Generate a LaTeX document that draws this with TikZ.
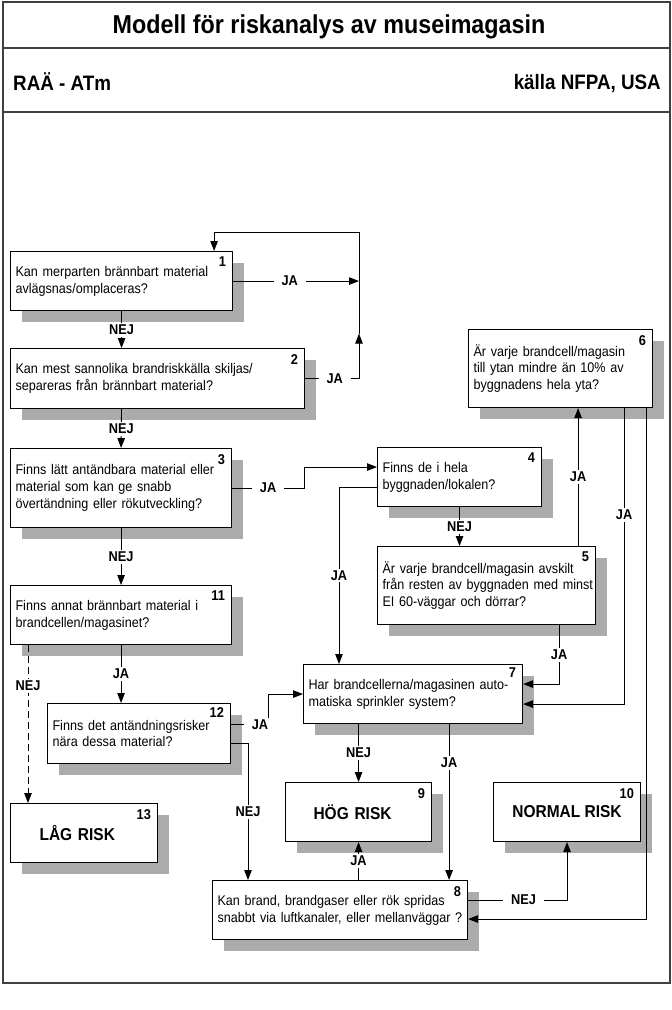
\documentclass[tikz,border=0pt]{standalone}
\usepackage{fontspec}
\setmainfont{Liberation Sans}[FakeStretch=0.9]
\usetikzlibrary{shadows,arrows.meta}

\begin{document}
\begin{tikzpicture}[x=1pt,y=-1pt]
\tikzstyle{ruta}=[draw=black, line width=1.1pt, fill=white, anchor=north west, align=left, inner xsep=5pt, inner ysep=0pt, font=\fontsize{14}{16.8}\selectfont, drop shadow={shadow xshift=11pt, shadow yshift=-11pt, fill=black!33, opacity=1}]
\tikzstyle{risk}=[ruta, align=center, font=\bfseries\fontsize{17.2}{19}\selectfont]
\tikzstyle{nr}=[anchor=north east, inner sep=0pt, font=\bfseries\fontsize{14.2}{15}\selectfont]
\tikzstyle{lbl}=[fill=white, inner xsep=8pt, inner ysep=2pt, font=\bfseries\fontsize{14.2}{15}\selectfont]
\tikzstyle{pil}=[line width=0.9pt, -{Triangle[length=10pt,width=7.5pt]}]
\tikzstyle{ram}=[line width=1.1pt, black!75]

\useasboundingbox (0,0) rectangle (672,1010);
\draw[ram] (3,2) rectangle (670,983);
\draw[ram] (3,48) -- (670,48);
\draw[ram] (3,112) -- (670,112);

\node[anchor=base, inner sep=0pt, font=\bfseries\fontsize{25.9}{28}\selectfont] (titel) at (329,33) {Modell för riskanalys av museimagasin};
\node[anchor=base west, inner sep=0pt, font=\bfseries\fontsize{20.9}{22}\selectfont] (raa) at (13,90) {RAÄ - ATm};
\node[anchor=base east, inner sep=0pt, font=\bfseries\fontsize{20.9}{22}\selectfont] (kalla) at (661,89) {källa NFPA, USA};

\node[ruta, minimum width=222pt, minimum height=59pt, text width=212pt] (b1) at (10,251) {Kan merparten brännbart material\\avlägsnas/omplaceras?};
\node[ruta, minimum width=294pt, minimum height=60pt, text width=284pt] (b2) at (10,348) {Kan mest sannolika brandriskkälla skiljas/\\separeras från brännbart material?};
\node[ruta, minimum width=221pt, minimum height=79pt, text width=211pt] (b3) at (10,448) {\mbox{Finns lätt antändbara material eller}\\material som kan ge snabb\\övertändning eller rökutveckling?};
\node[ruta, minimum width=221pt, minimum height=59pt, text width=211pt] (b11) at (10,585) {Finns annat brännbart material i\\brandcellen/magasinet?};
\node[ruta, minimum width=183pt, minimum height=60pt, text width=173pt] (b12) at (47,703) {Finns det antändningsrisker\\nära dessa material?};
\node[risk, align=left, inner xsep=29pt, minimum width=147pt, minimum height=59pt, text width=89pt] (b13) at (10,803) {LÅG RISK};
\node[ruta, minimum width=164pt, minimum height=59pt, text width=154pt] (b4) at (377,447) {Finns de i hela\\byggnaden/lokalen?};
\node[ruta, minimum width=218pt, minimum height=78pt, text width=208pt] (b5) at (377,546) {\mbox{Är varje brandcell/magasin avskilt}\\\mbox{från resten av byggnaden med minst}\\EI 60-väggar och dörrar?};
\node[ruta, minimum width=184pt, minimum height=78pt, text width=174pt] (b6) at (468,329) {Är varje brandcell/magasin\\till ytan mindre än 10\% av\\byggnadens hela yta?};
\node[ruta, minimum width=219pt, minimum height=59pt, text width=209pt] (b7) at (303,664) {\mbox{Har brandcellerna/magasinen auto-}\\matiska sprinkler system?};
\node[risk, align=left, inner xsep=28pt, minimum width=146pt, minimum height=59pt, text width=90pt] (b9) at (285,782) {HÖG RISK};
\node[risk, minimum width=147pt, minimum height=59pt] (b10) at (493,782) {NORMAL RISK};
\node[ruta, minimum width=255pt, minimum height=59pt, text width=245pt] (b8) at (212,880) {\mbox{Kan brand, brandgaser eller rök spridas}\\\mbox{snabbt via luftkanaler, eller mellanväggar ?}};

\node[nr] (n1) at ([xshift=-7pt,yshift=-6pt]b1.north east) {1};
\node[nr] (n2) at ([xshift=-7pt,yshift=-6pt]b2.north east) {2};
\node[nr] (n3) at ([xshift=-7pt,yshift=-6pt]b3.north east) {3};
\node[nr] (n4) at ([xshift=-7pt,yshift=-6pt]b4.north east) {4};
\node[nr] (n5) at ([xshift=-7pt,yshift=-6pt]b5.north east) {5};
\node[nr] (n6) at ([xshift=-7pt,yshift=-6pt]b6.north east) {6};
\node[nr] (n7) at ([xshift=-7pt,yshift=-4pt]b7.north east) {7};
\node[nr] (n8) at ([xshift=-7pt,yshift=-6pt]b8.north east) {8};
\node[nr] (n9) at ([xshift=-7pt,yshift=-6pt]b9.north east) {9};
\node[nr] (n10) at ([xshift=-7pt,yshift=-6pt]b10.north east) {10};
\node[nr] (n11) at ([xshift=-7pt,yshift=-6pt]b11.north east) {11};
\node[nr] (n12) at ([xshift=-7pt,yshift=-4pt]b12.north east) {12};
\node[nr] (n13) at ([xshift=-7pt,yshift=-6pt]b13.north east) {13};

\coordinate (hj) at (359,232);
\draw[pil] (b1.east) -- node[lbl,pos=0.45] {JA} (b1.east -| hj);
\draw[pil] (b2.east) -- node[lbl,pos=0.55] {JA} (b2.east -| hj) -- ++(0,-45);
\draw[pil] (b2.east -| hj) ++(0,-45) -- (hj) -| ([xshift=-19pt]b1.north east);
\draw[pil] (b1.south) -- node[lbl] {NEJ} (b1.south |- b2.north);
\draw[pil] (b1.south |- b2.south) -- node[lbl] {NEJ} (b3.north);
\draw[pil] (b3.south) -- node[lbl] {NEJ} (b11.north);
\draw[pil] (b11.south) -- node[lbl] {JA} (b11.south |- b12.north);
\draw[pil, dash pattern=on 7pt off 4pt] ([xshift=18pt]b11.south west) -- node[lbl,pos=0.26] {NEJ} ([xshift=18pt]b11.south west |- b13.north);
\draw[pil] (b3.east) -- node[lbl] {JA} ++(72,0) |- ([yshift=10pt]b4.west);
\draw[pil] ([yshift=-10pt]b4.west) -| node[lbl,pos=0.75] {JA} ([xshift=36pt]b7.north west);
\draw[pil] (b4.south) -- node[lbl] {NEJ} (b4.south |- b5.north);
\draw[pil] ([xshift=-18pt]b5.north east) -- node[lbl] {JA} ([xshift=-18pt]b5.north east |- b6.south);
\draw[pil] ([xshift=-37pt]b5.south east) |- node[lbl,pos=0.25] {JA} ([yshift=10pt]b7.east);
\draw[pil] ([xshift=-29pt]b6.south east) |- node[lbl,pos=0.18] {JA} ([yshift=-10pt]b7.east);
\draw[pil] ([xshift=-7pt]b6.south east) |- ([yshift=-9pt]b8.east);
\draw[pil] ([yshift=9pt]b12.east) -- node[lbl,pos=0.78] {JA} ++(37,0) |- (b7.west);
\draw[pil] ([yshift=-10pt]b12.east) -| node[lbl,pos=0.75] {NEJ} ([xshift=36pt]b8.north west);
\draw[pil] (b9.north |- b7.south) -- node[lbl] {NEJ} (b9.north);
\draw[pil] ([xshift=-74pt]b7.south east) -- node[lbl,pos=0.25] {JA} ([xshift=-74pt]b7.south east |- b8.north);
\draw[pil] (b9.south |- b8.north) -- node[lbl] {JA} (b9.south);
\draw[pil] ([yshift=10pt]b8.east) -| node[lbl,pos=0.28] {NEJ} (b10.south);
\end{tikzpicture}
\end{document}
-----
* JOB *
Write out again exactly the lines from the start of the data above through the line containing "(kalla) at (661,89)", inclusive, excluding any pictures.

* REPLY TO THE TASK *
Generate a LaTeX document that draws this with TikZ.
\documentclass[tikz,border=0pt]{standalone}
\usepackage{fontspec}
\setmainfont{Liberation Sans}[FakeStretch=0.9]
\usetikzlibrary{shadows,arrows.meta}

\begin{document}
\begin{tikzpicture}[x=1pt,y=-1pt]
\tikzstyle{ruta}=[draw=black, line width=1.1pt, fill=white, anchor=north west, align=left, inner xsep=5pt, inner ysep=0pt, font=\fontsize{14}{16.8}\selectfont, drop shadow={shadow xshift=11pt, shadow yshift=-11pt, fill=black!33, opacity=1}]
\tikzstyle{risk}=[ruta, align=center, font=\bfseries\fontsize{17.2}{19}\selectfont]
\tikzstyle{nr}=[anchor=north east, inner sep=0pt, font=\bfseries\fontsize{14.2}{15}\selectfont]
\tikzstyle{lbl}=[fill=white, inner xsep=8pt, inner ysep=2pt, font=\bfseries\fontsize{14.2}{15}\selectfont]
\tikzstyle{pil}=[line width=0.9pt, -{Triangle[length=10pt,width=7.5pt]}]
\tikzstyle{ram}=[line width=1.1pt, black!75]

\useasboundingbox (0,0) rectangle (672,1010);
\draw[ram] (3,2) rectangle (670,983);
\draw[ram] (3,48) -- (670,48);
\draw[ram] (3,112) -- (670,112);

\node[anchor=base, inner sep=0pt, font=\bfseries\fontsize{25.9}{28}\selectfont] (titel) at (329,33) {Modell för riskanalys av museimagasin};
\node[anchor=base west, inner sep=0pt, font=\bfseries\fontsize{20.9}{22}\selectfont] (raa) at (13,90) {RAÄ - ATm};
\node[anchor=base east, inner sep=0pt, font=\bfseries\fontsize{20.9}{22}\selectfont] (kalla) at (661,89) {källa NFPA, USA};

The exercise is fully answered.